Indonesia’s economy showed signs of slowing in the second quarter of this year, driven by rising production costs and weakening domestic demand. This situation reflects pressures faced from both global and domestic fronts.
Global geopolitical sentiments have influenced Indonesia’s economy. Tensions between Iran and Israel recently escalated, leading to a stronger US dollar and negative sentiment toward oil prices. Although these tensions have subsided, there remains the potential for oil prices to rise to $100 per barrel. If this occurs, it would significantly impact Indonesia’s fiscal budget, potentially widening the fiscal deficit by up to IDR 150 trillion to maintain current energy prices.
Bank Indonesia raised interest rates in the second quarter to maintain rupiah stability. This measure has been somewhat successful, although pressures on the rupiah persist, primarily due to domestic perceptions regarding the potential widening of the fiscal deficit in 2025. Additionally, Indonesia’s foreign exchange reserves, which stand at $139 billion, have helped stabilize the exchange rate without the need for further interest rate hikes in June.

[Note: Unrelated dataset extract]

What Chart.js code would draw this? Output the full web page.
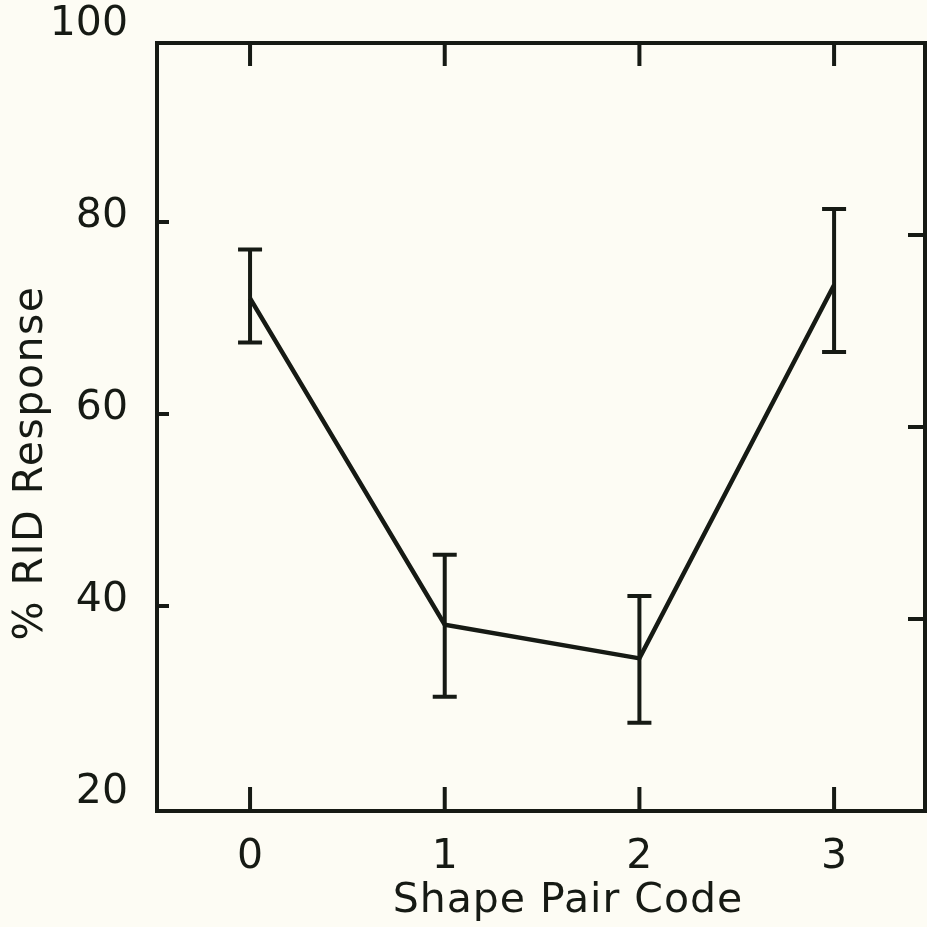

Several economic indicators showed a decline in the second quarter. The Purchasing Manager Index (PMI) for the manufacturing sector fell from 52.1 to 50.7, indicating rising production costs due to an unstable exchange rate. Moreover, the Consumer Confidence Index also weakened after initially rising during Ramadan, which impacted the retail index in recent months.
Inflation, which remains below 3%, allows Bank Indonesia the flexibility not to raise interest rates further. However, this decline in inflation is more due to weakening domestic demand. This is an important indicator that economic growth in the second quarter is likely to be lower than in the first quarter.
Given the various pressures, Indonesia’s economic growth in the second quarter is predicted to be around 4.9%, slightly lower than the first quarter’s 5.11%. Despite this, this figure is still quite good amid existing global pressures.
Indonesia’s capital markets show signs of stabilization with some positive data. The Personal Consumption Expenditure (PCE) in the US, which fell from 2.7% to 2.6%, also helped reduce negative sentiment toward the rupiah and bond market. The bond market is showing bullish tendencies, with yields starting to decline, offering potential capital gains in the future.
Overall, although economic growth in the second quarter has slowed, there is still potential resilience that can be maintained through appropriate economic policies. Reduced global sentiment and stabilization in the capital markets are expected to have a positive impact on Indonesia’s economy moving forward.